If you don't have a downpayment, don't panic! You'll be able to borrow, but the conditions will be less advantageous and your banker will ask you for more guarantees. In particular, he'll be looking at the sustainability of your income (length of service, job security).
Prepare a financing plan
Drawing up a financing plan lets you know where you stand financially. This will enable you to negotiate with your banker, putting forward quantified arguments. This means :
- assessing the savings you have (savings, proceeds from the sale of a property, etc.)
- estimating your repayment capacity before choosing between the various mortgage formulas.
- anticipate changes in your resources and future needs.
In concrete terms, there's no point in embarking on a project that exceeds your financial capacity. You risk being unable to cope, and your dream can quickly turn into a nightmare. To calculate your budget, start by drawing up a list of your regular resources (salaries, investment income, etc.), automatically excluding any random or episodic income (bonuses, family benefits, etc.).
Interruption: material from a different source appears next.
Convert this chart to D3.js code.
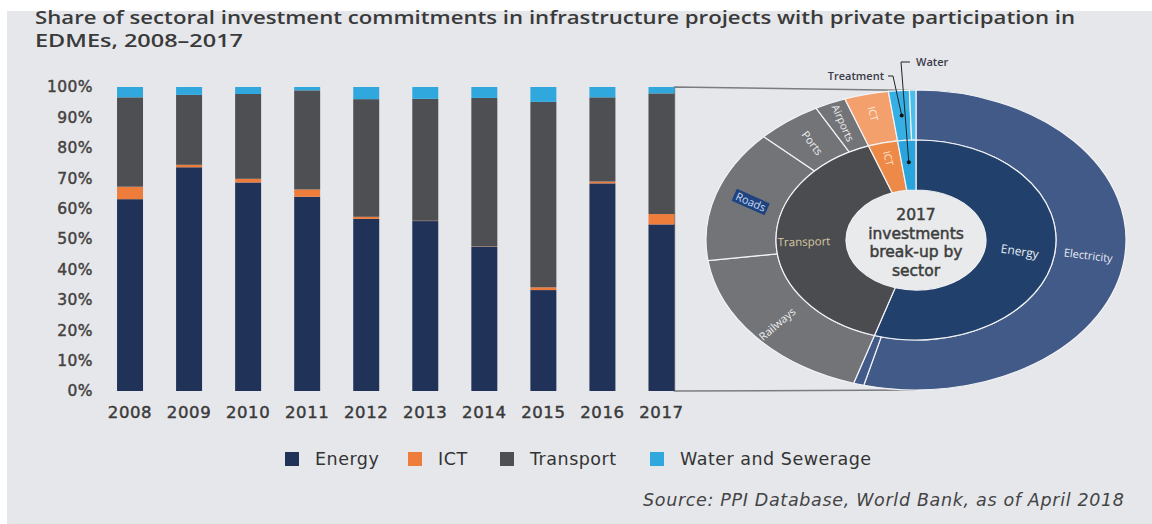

Next, deduct all your debts (car loan, purchase of furniture or household appliances) and list all expenses directly linked to your real estate project: fees, transfer duties, taxes of all kinds... You now know your borrowing capacity, i.e. how much of your budget you can devote each month to repaying your loan. Ideally, this should not exceed 33% of your monthly income.
Negotiate the key points
To negotiate your loan as effectively as possible, it's best to understand the various components of financing.
- The rate: if it's fixed, compare several mortgage offers and choose the best one. If it's variable, you need to know the bank's margin and the index that causes the rate to vary.
- Insurance: make the most of the competition! It's perfectly possible to ask for your insurance to be delegated.
- Early repayment penalties are a key point to negotiate. Remember to ask for these penalties to be waived when you apply for financing.
- Application fees: you should be aware that banks and brokers can work without application fees (this is not a general rule), but if you ask for nothing, you get nothing.
- Guarantees: you'll often have a choice between a mortgage guarantee and a surety bond. Contrary to popular belief, a surety bond is not necessarily the least expensive.
Loan rates
Note that rates are higher for longer terms (20-25 years) than for shorter ones (10-15 years).